ProcedureThe procedure to enter into a civil union is divided in two steps. The first one consists in requesting an appointment to the Vital Record’s Office of the town hall where you intend to enter into a civil union. Check with the Vital Record’s Office of the town hall where you intend to enter into a civil union to find the appropriate form to request the appointment and where to submit it. On the day of your appointment you and your partner shall appear before the officer to request to enter into a civil union and declare that you possess all the legal requirements. If you do not speak Italian, an interpreter should accompany you.  The officer will check the information provided, receive the documents and set the date of the civil union ceremony. You and your partner will be asked to sign the minutes that will be prepared. Between the first appointment and the civil union ceremony there will be a gap of 30 days minimum to allow the Vital Record’s Office to gather additional documentation/information, if needed.

Civil Union Ceremony: The second step is the actual ceremony itself. A civil union ceremony is performed by the mayor or one of the deputies.  Two witnesses and, if necessary, an interpreter must be present at the ceremony.  Witnesses may be of any nationality, but must be over 18 and possess valid photo identification.  A witness cannot serve as interpreter.
You will have to pay a rental fee for the ceremony hall, which varies according to the location, the season and the day of the week.  The fee ranges from a minimum of €150 to a maximum of €1,400.

Important Note on the Validity of the Italian Civil Union Certificate in the U.S.:
A civil union that is valid in Italy should be automatically valid in the U.S.  An Italian civil union certificate is sufficient to prove your civil union and it is considered valid once legalized through the Apostille procedure.  The Apostille stamp can be obtained from the Legalization Office of the Italian Prefettura having jurisdiction over the area where you entered into the civil union.  A complete list of Prefettura offices is available here.

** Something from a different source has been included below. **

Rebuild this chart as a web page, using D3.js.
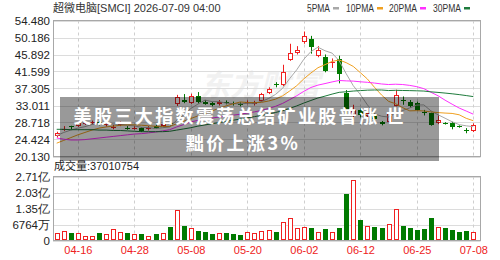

Additional Information: U.S. consular officers are not trained in Italian law and consequently are not qualified to interpret Italian civil union requirements.  If you wish more detailed information, you should consult the appropriate Italian authorities, such as an Italian consular officer in the U.S., civil registrars at town halls, or a lawyer licensed to practice in Italy.
Please note that you may need several days to complete all of the procedures so you should plan ahead. The timing will vary depending upon the number of civil union to be performed by civil authorities. Waiting lists are not uncommon, particularly in more popular towns and at certain times of the year, such as May, June or September.